Many of the proposed new rules would restrict the ability of persons fleeing persecution in their home countries to be granted asylum in the US.

In one of the proposed new immigration regulations, the abstract states that “the Department of Justice (DOJ) and the Department of Homeland Security propose to amend their respective regulations governing the bars to asylum eligibility. The Departments also propose to remove their respective regulations governing the automatic reconsideration of discretionary denials of asylum applications.”

Another proposed rule would allow DOJ and DHS to “amend regulations governing the standards and procedures for making credible fear determinations or reasonable fear determinations for aliens who are subject to expedited removal, but who want to seek asylum or express a fear of persecution or torture.”


7. Adjustment of Status

“DHS proposes to eliminate the concurrent filing of visa petitions and Form I-485 for all applicants seeking an immigrant visa in a preference category…”

This means that an I-130 or an I-140 must be approved before the beneficiary will be able to file an application for adjustment of status. This will slow down processing times, and the availability of EAD work permits and AP travel documents.

Many persons who would otherwise be eligible to adjust their status in the U.S. would have to apply for immigrant visas abroad. Applicants who need waivers would be forced to leave their families or jobs for a year of more.

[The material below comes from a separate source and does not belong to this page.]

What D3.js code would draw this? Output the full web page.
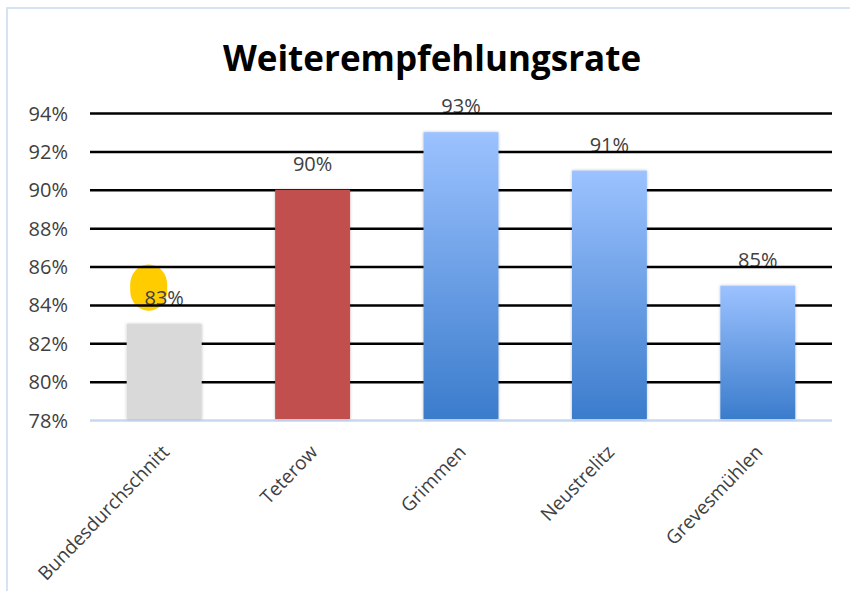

8. EB-5 Investors and Regional Centers

The abstract of one of the proposed EB-5 immigration rules states as follows:

“The Department of Homeland Security (DHS) is considering making regulatory changes to the EB-5 Immigrant Investor Regional Center Program. DHS issued an Advance Notice of Proposed Rulemaking (ANPRM) to seek comment from the public on several topics, including: (1) The process for initially designating entities as regional centers, (2) a potential requirement for regional centers to utilize an exemplar filing process, (3) continued participation requirements for maintaining regional center designation; and (4) the process for terminating regional center designation…”


Conclusion: What is the Purpose of the New Immigration Regulations?

As an immigration attorney, and a former INS prosecutor, I do not see much that is positive in these proposed new immigration regulations.

If implemented, they would reduce immigration to the U.S., bypassing Congress.

It is no coincidence that they are being proposed just as the 2020 election season is ramping up.